In Violent Truths, Richard Wilson evaluates the 1994 accord which established the Commission of Historical Clarification, Guatemala's 'truth commission'. He also examines other initiatives within civil society and the national and international justice systems, exploring how they might complement the deeply flawed Commission in challenging the silence and impunity which has undermined human rights and the rule of law in Guatemala.
In Advocates and Guarantors, Tania Palencia Prado presents the peace process as an elite pact to ensure governability rather than a genuine effort to reach a truly national political consensus. While acknowledging that part of the historic gap between state and society has been bridged, she highlights the lack of effective mechanisms for civic participation in the negotiation and implementation of the accords. The failure to strengthen civil society and state accountability, she argues, may undermine the unprecedented possibilities opened up by the peace settlement.
In Reframing Citizenship, Rachel Sieder describes the role of indigenous civic groups in shaping the 1995 Agreement on Indigenous Rights and Identity, arguing that the accord represents an important advance in the struggle for indigenous rights, participation and culturally sensitive governance. Important indigenous demands were not met in the negotiating process, however, while structures for implementation contain crucial weaknesses. In conclusion, she sounds a cautionary note, warning that the failure to implement the accord successfully could stimulate the development of a more radical and separatist indigenous agenda.
In Promised the Earth, Gustavo Palma Murga outlines key features of the 'land problem' in Guatemala, and introduces some conflicting popular and business perspectives which fed into the negotiations for the Agreement on Socio-Economic Aspects and the Agrarian Situation. It highlights the failure of the Accord to satisfy the aspirations of the civic opposition and its support base among the Mayan rural majority and provides preliminary analysis of the causes and consequences of this failure.

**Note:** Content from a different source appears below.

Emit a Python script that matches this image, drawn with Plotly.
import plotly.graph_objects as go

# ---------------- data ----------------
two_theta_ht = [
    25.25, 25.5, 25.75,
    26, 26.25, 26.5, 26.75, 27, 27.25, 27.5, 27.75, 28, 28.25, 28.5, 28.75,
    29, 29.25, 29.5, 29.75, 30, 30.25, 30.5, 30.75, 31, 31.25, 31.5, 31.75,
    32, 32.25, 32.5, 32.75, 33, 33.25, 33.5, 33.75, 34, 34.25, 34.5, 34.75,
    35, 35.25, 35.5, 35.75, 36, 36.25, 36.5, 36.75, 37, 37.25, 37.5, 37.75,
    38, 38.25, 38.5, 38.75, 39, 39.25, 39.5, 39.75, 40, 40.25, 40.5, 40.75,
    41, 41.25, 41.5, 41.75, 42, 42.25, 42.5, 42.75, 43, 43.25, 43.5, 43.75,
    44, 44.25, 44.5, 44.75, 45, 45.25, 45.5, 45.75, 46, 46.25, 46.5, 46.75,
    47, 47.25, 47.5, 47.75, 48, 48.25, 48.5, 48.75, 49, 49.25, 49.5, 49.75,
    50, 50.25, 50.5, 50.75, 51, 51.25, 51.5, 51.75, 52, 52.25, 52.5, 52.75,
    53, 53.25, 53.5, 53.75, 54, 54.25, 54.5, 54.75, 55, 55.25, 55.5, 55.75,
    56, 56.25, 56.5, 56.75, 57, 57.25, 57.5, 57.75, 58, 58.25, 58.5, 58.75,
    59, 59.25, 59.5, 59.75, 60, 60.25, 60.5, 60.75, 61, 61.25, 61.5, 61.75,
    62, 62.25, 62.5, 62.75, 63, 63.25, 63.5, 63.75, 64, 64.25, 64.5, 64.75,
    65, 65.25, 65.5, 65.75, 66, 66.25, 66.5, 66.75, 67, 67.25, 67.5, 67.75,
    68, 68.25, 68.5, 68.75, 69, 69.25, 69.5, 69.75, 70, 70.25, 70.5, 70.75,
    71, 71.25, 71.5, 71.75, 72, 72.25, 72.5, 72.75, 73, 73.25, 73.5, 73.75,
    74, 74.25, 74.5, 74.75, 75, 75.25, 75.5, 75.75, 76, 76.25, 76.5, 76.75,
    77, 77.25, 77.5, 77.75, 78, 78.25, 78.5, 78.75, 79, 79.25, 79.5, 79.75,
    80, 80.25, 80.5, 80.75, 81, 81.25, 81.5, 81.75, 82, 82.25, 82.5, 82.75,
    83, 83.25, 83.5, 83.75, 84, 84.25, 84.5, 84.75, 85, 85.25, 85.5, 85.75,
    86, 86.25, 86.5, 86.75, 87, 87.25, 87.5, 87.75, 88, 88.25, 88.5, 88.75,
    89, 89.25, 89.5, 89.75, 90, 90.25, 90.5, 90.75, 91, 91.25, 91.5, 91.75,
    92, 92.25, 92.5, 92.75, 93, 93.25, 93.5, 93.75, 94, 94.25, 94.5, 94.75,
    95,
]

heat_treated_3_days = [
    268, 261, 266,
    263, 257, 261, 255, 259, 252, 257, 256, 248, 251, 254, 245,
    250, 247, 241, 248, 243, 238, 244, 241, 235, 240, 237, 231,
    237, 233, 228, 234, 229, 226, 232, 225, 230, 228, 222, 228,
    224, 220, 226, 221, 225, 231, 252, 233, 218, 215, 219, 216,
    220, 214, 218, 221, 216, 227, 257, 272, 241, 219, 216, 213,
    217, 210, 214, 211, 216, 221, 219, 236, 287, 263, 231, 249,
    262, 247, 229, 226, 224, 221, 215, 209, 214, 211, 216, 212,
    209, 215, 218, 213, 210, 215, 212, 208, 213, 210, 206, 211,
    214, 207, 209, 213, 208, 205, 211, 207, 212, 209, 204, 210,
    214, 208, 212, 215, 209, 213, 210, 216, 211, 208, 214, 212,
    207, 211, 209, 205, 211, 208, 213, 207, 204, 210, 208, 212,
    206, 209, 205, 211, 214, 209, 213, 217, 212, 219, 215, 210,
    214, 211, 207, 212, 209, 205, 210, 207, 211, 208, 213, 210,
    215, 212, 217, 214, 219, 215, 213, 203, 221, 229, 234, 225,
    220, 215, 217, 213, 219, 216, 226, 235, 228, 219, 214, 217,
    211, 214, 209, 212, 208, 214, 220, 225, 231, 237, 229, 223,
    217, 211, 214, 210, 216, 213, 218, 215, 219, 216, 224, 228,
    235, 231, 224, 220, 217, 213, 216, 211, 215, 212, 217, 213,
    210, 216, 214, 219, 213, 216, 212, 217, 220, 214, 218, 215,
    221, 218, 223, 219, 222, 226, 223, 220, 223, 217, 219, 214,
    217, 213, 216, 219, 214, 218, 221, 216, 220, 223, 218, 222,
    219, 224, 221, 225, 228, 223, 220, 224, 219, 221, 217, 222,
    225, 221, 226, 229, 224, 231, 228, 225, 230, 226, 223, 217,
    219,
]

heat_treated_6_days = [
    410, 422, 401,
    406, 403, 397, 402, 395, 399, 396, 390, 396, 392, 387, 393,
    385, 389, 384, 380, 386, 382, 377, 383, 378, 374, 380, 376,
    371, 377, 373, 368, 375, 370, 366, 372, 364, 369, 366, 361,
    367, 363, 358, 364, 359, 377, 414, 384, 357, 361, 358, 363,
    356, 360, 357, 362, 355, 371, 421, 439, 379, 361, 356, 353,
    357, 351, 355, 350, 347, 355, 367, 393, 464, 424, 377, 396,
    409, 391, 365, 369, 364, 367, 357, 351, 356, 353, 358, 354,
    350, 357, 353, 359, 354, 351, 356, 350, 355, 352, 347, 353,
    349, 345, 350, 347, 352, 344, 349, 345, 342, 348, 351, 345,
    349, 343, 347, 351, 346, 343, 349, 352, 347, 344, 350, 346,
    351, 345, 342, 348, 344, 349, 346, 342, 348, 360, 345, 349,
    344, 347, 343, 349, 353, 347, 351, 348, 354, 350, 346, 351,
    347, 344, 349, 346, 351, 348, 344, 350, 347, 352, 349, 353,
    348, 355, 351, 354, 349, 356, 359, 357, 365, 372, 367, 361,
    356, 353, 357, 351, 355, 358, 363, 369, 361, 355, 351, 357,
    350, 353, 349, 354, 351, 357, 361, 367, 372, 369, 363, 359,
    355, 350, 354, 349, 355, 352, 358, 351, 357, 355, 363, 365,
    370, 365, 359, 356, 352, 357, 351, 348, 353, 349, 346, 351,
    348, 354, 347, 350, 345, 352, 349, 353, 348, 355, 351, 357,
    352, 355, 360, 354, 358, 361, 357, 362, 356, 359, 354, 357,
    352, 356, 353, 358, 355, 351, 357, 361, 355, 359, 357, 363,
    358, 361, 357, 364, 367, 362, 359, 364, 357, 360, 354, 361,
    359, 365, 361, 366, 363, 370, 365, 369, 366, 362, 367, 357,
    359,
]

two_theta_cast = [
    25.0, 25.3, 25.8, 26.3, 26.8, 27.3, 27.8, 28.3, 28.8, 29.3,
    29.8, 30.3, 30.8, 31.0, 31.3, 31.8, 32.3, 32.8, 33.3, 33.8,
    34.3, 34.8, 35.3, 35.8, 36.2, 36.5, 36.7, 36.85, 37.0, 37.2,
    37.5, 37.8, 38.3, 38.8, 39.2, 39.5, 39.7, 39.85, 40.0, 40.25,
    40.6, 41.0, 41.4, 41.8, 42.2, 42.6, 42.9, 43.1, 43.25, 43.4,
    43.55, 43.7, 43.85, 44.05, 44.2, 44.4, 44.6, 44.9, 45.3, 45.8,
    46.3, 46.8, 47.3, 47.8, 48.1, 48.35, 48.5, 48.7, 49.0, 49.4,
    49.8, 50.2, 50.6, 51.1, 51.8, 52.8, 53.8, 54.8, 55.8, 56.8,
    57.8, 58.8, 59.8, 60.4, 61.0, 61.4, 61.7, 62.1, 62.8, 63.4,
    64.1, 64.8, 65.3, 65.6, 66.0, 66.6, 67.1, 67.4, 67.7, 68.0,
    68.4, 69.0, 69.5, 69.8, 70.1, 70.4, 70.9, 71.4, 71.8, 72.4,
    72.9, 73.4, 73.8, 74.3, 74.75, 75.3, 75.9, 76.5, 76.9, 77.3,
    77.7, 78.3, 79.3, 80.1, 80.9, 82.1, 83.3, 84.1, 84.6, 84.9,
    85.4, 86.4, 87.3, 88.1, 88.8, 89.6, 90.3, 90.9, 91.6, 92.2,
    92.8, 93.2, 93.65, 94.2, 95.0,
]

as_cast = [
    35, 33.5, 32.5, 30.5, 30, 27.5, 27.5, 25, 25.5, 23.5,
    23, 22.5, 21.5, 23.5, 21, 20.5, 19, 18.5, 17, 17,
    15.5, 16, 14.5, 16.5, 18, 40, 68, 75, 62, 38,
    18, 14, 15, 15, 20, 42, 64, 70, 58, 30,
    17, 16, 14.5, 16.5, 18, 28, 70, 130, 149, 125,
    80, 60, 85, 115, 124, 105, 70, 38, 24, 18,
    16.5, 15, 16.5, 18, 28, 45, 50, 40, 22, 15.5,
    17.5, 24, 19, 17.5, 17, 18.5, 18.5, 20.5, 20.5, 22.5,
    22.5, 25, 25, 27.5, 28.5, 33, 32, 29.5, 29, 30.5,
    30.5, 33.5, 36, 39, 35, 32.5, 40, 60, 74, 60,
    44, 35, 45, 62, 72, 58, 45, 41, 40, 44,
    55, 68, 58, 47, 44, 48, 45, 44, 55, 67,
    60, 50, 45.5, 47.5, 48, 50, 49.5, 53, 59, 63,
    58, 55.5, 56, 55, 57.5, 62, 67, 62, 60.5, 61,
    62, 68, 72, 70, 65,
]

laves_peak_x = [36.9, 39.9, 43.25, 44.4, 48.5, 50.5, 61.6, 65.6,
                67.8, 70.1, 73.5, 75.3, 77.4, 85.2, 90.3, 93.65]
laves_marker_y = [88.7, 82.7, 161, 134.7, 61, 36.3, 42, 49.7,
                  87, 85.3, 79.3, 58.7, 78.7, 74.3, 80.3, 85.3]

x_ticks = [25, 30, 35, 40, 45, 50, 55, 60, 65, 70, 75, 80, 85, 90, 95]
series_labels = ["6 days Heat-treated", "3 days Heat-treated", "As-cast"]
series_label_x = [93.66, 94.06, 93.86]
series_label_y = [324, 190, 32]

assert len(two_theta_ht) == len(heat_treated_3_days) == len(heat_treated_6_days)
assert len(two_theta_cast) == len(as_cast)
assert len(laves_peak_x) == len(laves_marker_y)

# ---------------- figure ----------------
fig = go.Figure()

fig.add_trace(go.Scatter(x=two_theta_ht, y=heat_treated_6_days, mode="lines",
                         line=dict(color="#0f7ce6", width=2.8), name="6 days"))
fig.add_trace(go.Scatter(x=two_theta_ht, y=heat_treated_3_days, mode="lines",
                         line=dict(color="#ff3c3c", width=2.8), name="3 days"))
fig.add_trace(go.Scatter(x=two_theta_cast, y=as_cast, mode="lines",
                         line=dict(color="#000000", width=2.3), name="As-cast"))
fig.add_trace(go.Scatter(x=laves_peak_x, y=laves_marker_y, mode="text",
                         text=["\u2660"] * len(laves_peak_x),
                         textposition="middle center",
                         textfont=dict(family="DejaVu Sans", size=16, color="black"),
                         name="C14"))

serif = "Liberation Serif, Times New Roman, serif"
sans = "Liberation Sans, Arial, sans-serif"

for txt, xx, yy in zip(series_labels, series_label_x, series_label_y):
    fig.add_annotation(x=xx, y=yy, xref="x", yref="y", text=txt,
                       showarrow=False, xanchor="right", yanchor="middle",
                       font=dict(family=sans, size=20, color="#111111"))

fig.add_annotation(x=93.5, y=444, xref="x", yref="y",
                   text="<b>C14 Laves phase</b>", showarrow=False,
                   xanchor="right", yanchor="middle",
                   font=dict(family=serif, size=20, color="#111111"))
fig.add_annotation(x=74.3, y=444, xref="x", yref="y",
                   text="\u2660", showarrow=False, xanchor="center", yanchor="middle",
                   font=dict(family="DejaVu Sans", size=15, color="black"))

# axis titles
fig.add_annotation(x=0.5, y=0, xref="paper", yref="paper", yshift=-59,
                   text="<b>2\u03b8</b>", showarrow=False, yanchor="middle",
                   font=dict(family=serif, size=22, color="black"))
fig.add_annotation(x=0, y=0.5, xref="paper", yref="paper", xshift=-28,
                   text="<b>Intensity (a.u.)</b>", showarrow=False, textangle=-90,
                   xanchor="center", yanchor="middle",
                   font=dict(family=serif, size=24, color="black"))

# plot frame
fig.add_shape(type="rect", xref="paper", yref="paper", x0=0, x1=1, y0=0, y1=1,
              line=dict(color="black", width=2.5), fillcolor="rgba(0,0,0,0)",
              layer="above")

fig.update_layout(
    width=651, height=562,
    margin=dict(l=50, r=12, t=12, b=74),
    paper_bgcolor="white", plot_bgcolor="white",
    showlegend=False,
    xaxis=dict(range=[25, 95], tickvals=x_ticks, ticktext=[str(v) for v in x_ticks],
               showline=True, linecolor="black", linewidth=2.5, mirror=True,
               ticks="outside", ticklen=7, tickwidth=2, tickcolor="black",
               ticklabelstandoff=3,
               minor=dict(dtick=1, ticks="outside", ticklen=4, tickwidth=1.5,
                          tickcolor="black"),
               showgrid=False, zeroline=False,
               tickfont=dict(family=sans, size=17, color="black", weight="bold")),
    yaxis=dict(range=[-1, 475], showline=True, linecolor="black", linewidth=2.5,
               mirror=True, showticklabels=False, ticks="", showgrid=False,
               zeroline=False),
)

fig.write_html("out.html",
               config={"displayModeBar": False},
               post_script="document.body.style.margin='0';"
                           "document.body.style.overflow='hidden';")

Clearly, through their peace process, Guatemalans have gained important rights and freedoms denied them for centuries. Above all, the relatively participatory nature of the process and the liberal spirit of the accords themselves have brought up for negotiation a whole range of previously repressed aspirations. Unsurprisingly, however, this issue identifies a range of deep concerns which still must be addressed if peacebuilding in Guatemala is to be sustained and extended in the medium-term.
Among these concerns, perhaps none is so crucial as extending the rule of law and establishing just and peaceful means for adjudicating remaining conflicts, issues interlinked in all the thematic areas explored in this issue. If truths about past crimes are revealed openly; if stipulations in the 'indigenous accord' lead to legitimate local adjudication frameworks; if such mechanisms link up with wider processes encouraging social participation in governance; and if the 'socio-economic accord' creates avenues for the resolution of violent land conflicts; then the momentum for sustainable peace might yet become unstoppable. Whatever the case, it is clear that the national, regional and international actors who have achieved so much in the past 14 years will need to renew their commitment to the country if the ultimate step is to be taken from negotiating to realising rights.